You can solve this using a DataContractSurrogate for the deserialization, that replaces IList with List.
public class CustomDataContractSurrogate : IDataContractSurrogate
{
// The only function you should care about here. The rest don't do anything, just default behavior.
public Type GetDataContractType(Type type)
{
if (type.IsGenericType && type.GetGenericTypeDefinition().Equals(typeof(ICollection<>)))
{
return (typeof(List<>).MakeGenericType(type.GetGenericArguments().Single()));
}
return type;
}
public object GetObjectToSerialize(object obj, Type targetType)
{
return obj;
}
public object GetDeserializedObject(object obj, Type targetType)
{
return obj;
}
public object GetCustomDataToExport(MemberInfo memberInfo, Type dataContractType)
{
return null;
}
public object GetCustomDataToExport(Type clrType, Type dataContractType)
{
return null;
}
public void GetKnownCustomDataTypes(Collection<Type> customDataTypes)
{
}
public Type GetReferencedTypeOnImport(string typeName, string typeNamespace, object customData)
{
return null;
}
public CodeTypeDeclaration ProcessImportedType(CodeTypeDeclaration typeDeclaration, CodeCompileUnit compileUnit)
{
return typeDeclaration;
}
}
Basically that's it, you just need to create your DataContractSerializer instance with that surrogate and use it for deserialization (for serialization it won't matter), for example:
var serializer = new DataContractSerializer(type, new Type[]{}, Int32.MaxValue, false, true, new CustomDataContractSurrogate());
Or any of the other constructors that take a surrogate.

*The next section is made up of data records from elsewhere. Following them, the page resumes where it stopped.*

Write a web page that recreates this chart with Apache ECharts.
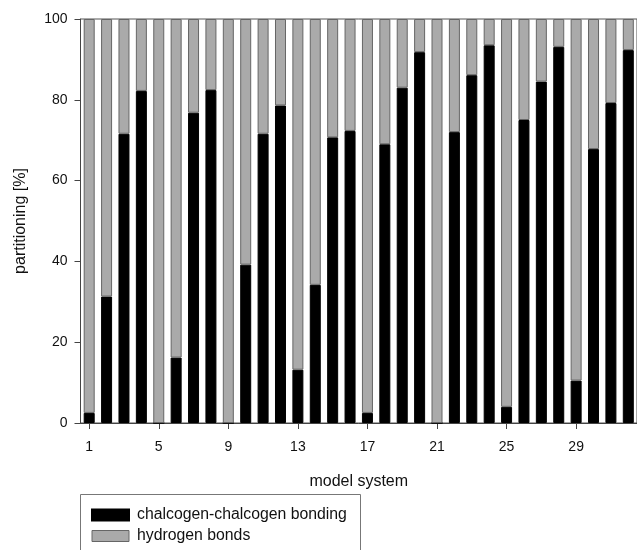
<!DOCTYPE html>
<html><head><meta charset="utf-8">
<script src="https://cdn.jsdelivr.net/npm/echarts@6/dist/echarts.min.js"></script>
<style>html,body{margin:0;padding:0;background:#fff}#c{width:637px;height:550px}</style>
</head><body><div id="c"></div>
<script>
const modelSystems = ['1','2','3','4','5','6','7','8','9','10','11','12','13','14','15','16','17','18','19','20','21','22','23','24','25','26','27','28','29','30','31','32'];
const chalcogen = [2.5,31.3,71.6,82.2,0,16.2,76.8,82.4,0,39.2,71.6,78.6,13.2,34.2,70.7,72.3,2.5,69.0,83.0,91.8,0,72.0,86.1,93.5,4.0,75.0,84.5,93.1,10.5,67.8,79.2,92.3];
const hydrogen = [97.5,68.7,28.4,17.8,100,83.8,23.2,17.6,100,60.8,28.4,21.4,86.8,65.8,29.3,27.7,97.5,31.0,17.0,8.2,100,28.0,13.9,6.5,96.0,25.0,15.5,6.9,89.5,32.2,20.8,7.7];
const yTicks = [0,20,40,60,80,100];

const chart = echarts.init(document.getElementById('c'), null, {renderer:'canvas'});
const font = 'Liberation Sans, Arial, sans-serif';
chart.setOption({
  animation:false,
  grid:{left:80.5, top:19, bottom:127, right:-5.6, show:true, borderColor:'#555', borderWidth:1, backgroundColor:'transparent'},
  xAxis:{type:'category', data:modelSystems, boundaryGap:true, name:'model system', nameLocation:'middle', nameGap:51,
    nameTextStyle:{fontFamily:font, fontSize:16, color:'#111'},
    axisLine:{show:true, lineStyle:{color:'#444', width:1}},
    axisTick:{show:true, interval:3, alignWithLabel:true, length:6, lineStyle:{color:'#444'}},
    axisLabel:{interval:3, fontFamily:font, fontSize:14, color:'#111', margin:17},
    splitLine:{show:false}},
  yAxis:{type:'value', min:0, max:100, interval:20, name:'partitioning [%]', nameLocation:'middle', nameGap:52,
    nameTextStyle:{fontFamily:font, fontSize:16, color:'#111'},
    axisLine:{show:true, lineStyle:{color:'#444', width:1}},
    axisTick:{show:true, length:6, lineStyle:{color:'#444'}},
    axisLabel:{fontFamily:font, fontSize:14, color:'#111', margin:13},
    splitLine:{show:false}},
  graphic:[{type:'rect', shape:{x:80.5, y:494.5, width:280, height:80}, style:{fill:'none', stroke:'#777', lineWidth:1}, silent:true}],
  legend:{left:80, top:494, orient:'vertical', icon:'rect', itemWidth:37, itemHeight:11, itemGap:5,
    padding:[13,0,0,11],
    textStyle:{fontFamily:font, fontSize:15.8, lineHeight:15, color:'#111', padding:[0,0,0,3]},
    data:[{name:'chalcogen-chalcogen bonding', itemStyle:{color:'#000', borderColor:'#000'}},
          {name:'hydrogen bonds', itemStyle:{color:'#aaa', borderColor:'#666', borderWidth:1}}]},
  series:[
    {name:'chalcogen-chalcogen bonding', type:'bar', stack:'s', barWidth:11,
     itemStyle:{color:'#000', borderColor:'#000', borderWidth:1},
     data:chalcogen},
    {name:'hydrogen bonds', type:'bar', stack:'s', barWidth:11,
     itemStyle:{color:'#aaa', borderColor:'#666', borderWidth:1},
     data:hydrogen}
  ]
});
</script></body></html>
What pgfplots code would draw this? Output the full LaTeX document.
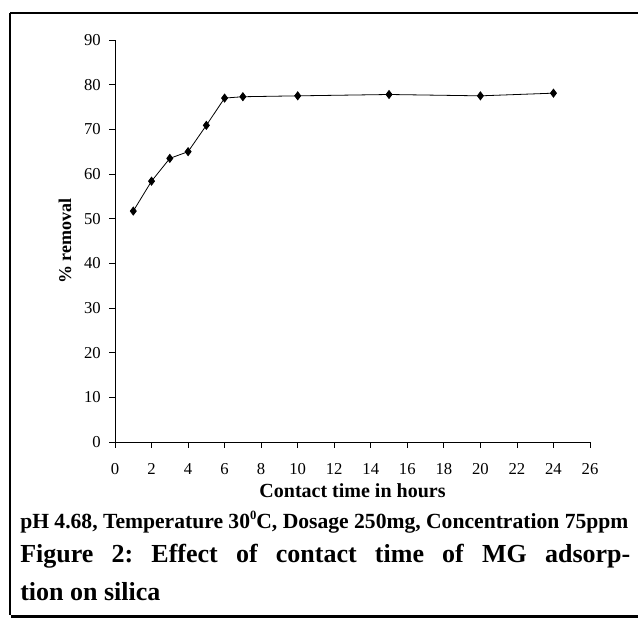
\documentclass[border=0pt]{standalone}
\usepackage{fontspec}
\setmainfont{Liberation Serif}
\usepackage{pgfplots}
\pgfplotsset{compat=1.18}
\begin{document}
\frenchspacing
\begin{tikzpicture}
\useasboundingbox (0,0) rectangle (478.5pt,463.5pt);
% frame
\draw[line width=0.8pt] (7.5pt,453.75pt) -- (478.5pt,453.75pt);
\draw[line width=0.8pt] (7.5pt,453.75pt) -- (7.5pt,2.25pt);
\draw[line width=2.25pt] (8pt,1.5pt) -- (478.5pt,1.5pt);
\begin{axis}[
  at={(86.25pt,132pt)}, anchor=origin,
  scale only axis,
  width=356.25pt, height=301.5pt,
  xmin=0, xmax=26, ymin=0, ymax=90,
  xtick={0,2,...,26}, ytick={0,10,...,90},
  axis x line*=bottom, axis y line*=left,
  tick align=outside,
  major tick length=4.2pt,
  every tick/.style={black, line width=0.6pt},
  axis line style={black, line width=0.6pt},
  /pgf/number format/assume math mode=true,
  xticklabel style={font=\fontsize{12.5}{14}\selectfont, anchor=base, yshift=-20.25pt},
  yticklabel style={font=\fontsize{12.5}{14}\selectfont, anchor=east, xshift=-3pt},
  xlabel={\textbf{Contact time in hours}},
  ylabel={\textbf{\% removal}},
  xlabel style={font=\fontsize{15}{18}\selectfont, at={(axis description cs:0.5,0)}, anchor=base, yshift=-41.8pt},
  ylabel style={font=\fontsize{13.5}{16}\selectfont, at={(axis description cs:0,0.5)}, anchor=center},
  every axis y label/.append style={yshift=37.5pt},
  clip=false,
]
\addplot[black, line width=0.6pt, mark=diamond*, mark size=3pt, mark options={fill=black}] coordinates {
(1,51.7) (2,58.4) (3,63.5) (4,65.0) (5,70.9) (6,77.0) (7,77.3) (10,77.5) (15,77.8) (20,77.5) (24,78.1)
};
\end{axis}
\node[anchor=base west, inner sep=0pt, font=\fontsize{16.2}{19}\selectfont\bfseries] at (15pt,67.5pt) {pH 4.68, Temperature 30\raisebox{0.85ex}{\fontsize{9.5}{10}\selectfont 0}C, Dosage 250mg, Concentration 75ppm};
\node[anchor=base west, inner sep=0pt, font=\fontsize{19.5}{22}\selectfont\bfseries] at (15pt,42pt) {\makebox[457.5pt][s]{Figure 2: Effect of contact time of MG adsorp-}};
\node[anchor=base west, inner sep=0pt, font=\fontsize{19.5}{22}\selectfont\bfseries] at (15pt,13.5pt) {tion on silica};
\end{tikzpicture}
\end{document}
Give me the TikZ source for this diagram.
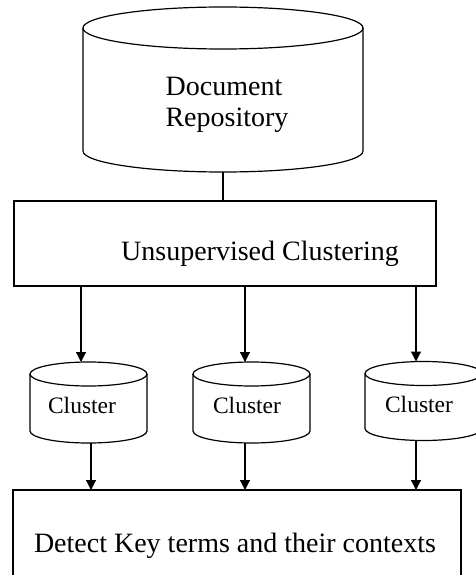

Or, (as a bonus to the answer) if you're working with app/web.config-defined services, you can define a custom behavior that creates a data contract serializer with the above surrogate:
public class CustomDataContractSerializerBehavior : DataContractSerializerOperationBehavior
{
public CustomDataContractSerializerBehavior(OperationDescription operation)
: base(operation)
{
}
public CustomDataContractSerializerBehavior(OperationDescription operation, DataContractFormatAttribute dataContractFormatAttribute)
: base(operation, dataContractFormatAttribute)
{
}
public override XmlObjectSerializer CreateSerializer(Type type, string name, string ns,
IList<Type> knownTypes)
{
return new DataContractSerializer(type, knownTypes, Int32.MaxValue, false, true, new CustomDataContractSurrogate());
}
public override XmlObjectSerializer CreateSerializer(Type type, XmlDictionaryString name,
XmlDictionaryString ns, IList<Type> knownTypes)
{
return new DataContractSerializer(type, knownTypes, Int32.MaxValue, false, true, new CustomDataContractSurrogate());
}
}
Finally you can use this behavior:
public static IMyDataServiceContract CreateService()
{
var factory = new ChannelFactory<IMyDataServiceContract>("MyServiceName");
SetDataContractSerializerBehavior(factory.Endpoint.Contract);
return factory.CreateChannel();
}
private static void SetDataContractSerializerBehavior(ContractDescription contractDescription)
{
foreach (OperationDescription operation in contractDescription.Operations)
{
ReplaceDataContractSerializerOperationBehavior(operation);
}
}
private static void ReplaceDataContractSerializerOperationBehavior(OperationDescription description)
{
DataContractSerializerOperationBehavior dcsOperationBehavior =
description.Behaviors.Find<DataContractSerializerOperationBehavior>();
if (dcsOperationBehavior != null)
{
description.Behaviors.Remove(dcsOperationBehavior);
description.Behaviors.Add(new CustomDataContractSerializerBehavior(description));
}
}
To finish the job, call the above CreateService somewhere to create the channel.
If you use the NetDataContractSerializer, which stores type information along with the serialized object, your problem should be solved. However, it does at the same time reduce interoperability to non-.NET clients.